The series deftly juggles the narrative elements of the simple episode arcs (picture day, anti-bullying campaign, superintendent school inspection, etc.) with a plethora of searing one-liners exchanged among themselves, with the students or with Principal Pearson (Tim Bagley). It immediately has a loose, lived-in feel that some sitcoms take multiple episodes to achieve (if they ever get the balance right).
Because Teachers is a cable comedy (and airs after 10), it doesn’t have to tame itself down, yielding instances where the characters can defy school-teacher stereotypes (which certainly helps if your competition is coming primarily from Comedy Central’s more established, equally fearless offerings).
The pilot opens with Ms. Snap (Colloton) talking with Ms. Feldman (Freedman) at recess: “So I went out with a drug dealer”, before interrupting herself to yell “Jared S.! — make better choices!” The Katydids succeed in defining the characters pretty easily, and viewers will quickly get a sense of each, including the earnest but off-the-mark Ms. Feldman, who often skates through the day missing chances to actually teach.
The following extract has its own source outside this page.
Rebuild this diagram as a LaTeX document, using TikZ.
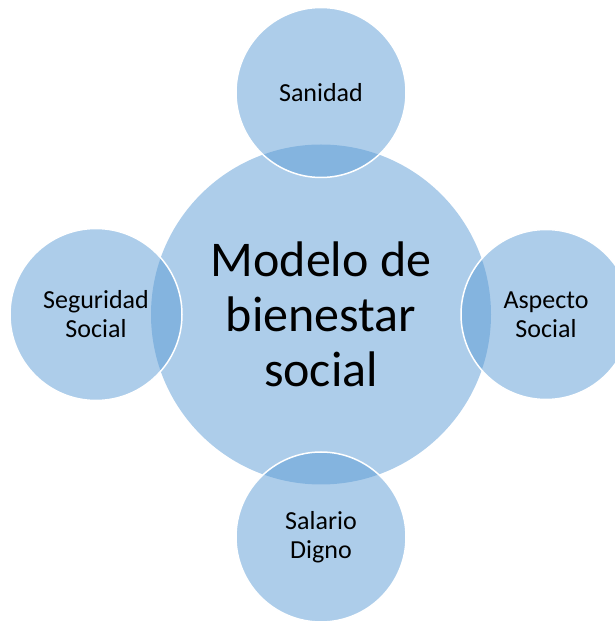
\documentclass[tikz,border=0pt]{standalone}
\usepackage{fontspec}
\setmainfont{Carlito}
\definecolor{bubblefill}{HTML}{5B9BD5}

\begin{document}
\begin{tikzpicture}[x=1pt,y=1pt,
  bubble/.style={circle, fill=bubblefill, fill opacity=0.5, text opacity=1,
    inner sep=0pt, align=center},
  hub/.style={bubble, minimum size=340pt, font=\fontsize{50}{55}\selectfont},
  spoke/.style={bubble, minimum size=170pt, draw=white, line width=1.5pt,
    font=\fontsize{26}{29}\selectfont}]
  \useasboundingbox (0,0) rectangle (615,622);
  \clip (0,0) rectangle (615,622);
  \node (modelo)    at (321,307.5) [hub]   {Modelo de\\bienestar\\social};
  \node (sanidad)   at (321,529.5) [spoke] {Sanidad};
  \node (aspecto)   at (546,307.5) [spoke] {Aspecto\\Social};
  \node (salario)   at (321,85)    [spoke] {Salario\\Digno};
  \node (seguridad) at (96,307.5)  [spoke, minimum size=172pt] {Seguridad\\Social};
\end{tikzpicture}
\end{document}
During one scene that finds her discussing art in class, one student starts talking about Pollock and Kandinsky before she cuts him off sweetly and says, “If anyone has an extra video game, it sounds like Lucas could really use one.”
Colloton’s Ms. Snap is the de-facto leader of the teachers (which is basically a clique with a hierarchy), whose narcissistic tendencies lead her to repeatedly scold a young girl who draws unflattering pictures of her. In one episode, she films a video in hopes of getting on The Bachelor.
Ms. Cannon (Barlow) is the politically correct, vegan teacher — though when she tries to prove that cliques are mean she really goes off the rails. Ms. Watson (Lambert) is the hopeless romantic still reeling from being dumped, who constantly and inappropriately discusses said rejection with her students and desperately “needs a win.” This is especially true after the school’s mascot iguana dies and the school district’s elderly grief counselor, sent to make the kids feel better, also dies in front of her class, leading to parent-teacher phone calls (“The children witnessed a couple of deaths today …”). Ms. Bennigan (O’Brien) has low self-esteem, is incredibly naive and gullible while also being “deeply yearning,” a wonderful Katydids euphemism for desperately wanting to get laid and find love. Mrs. Adler (Thomas) is a combination of dark (stealing from the lost-and-found) and needy (she was bullied in school so she heads up the “Stop Teasing and Bullying” campaign, aka STAB) and has a notable run-in with Brie (in a pilot cameo): Brie’s character says, “Based on your eyeliner, I can see you’re still angry.”
All six of the Katydids pop with strong comedic performances in Teachers, giving you faith that there will be no lag in this 10-episode first season. And the series also benefits greatly from casting kids who aren’t annoying and also knowing how often to employ them in the jokes. Yes, it’s a crazy cluttered TV landscape out there, but Teachers is a keeper with considerable comic potential.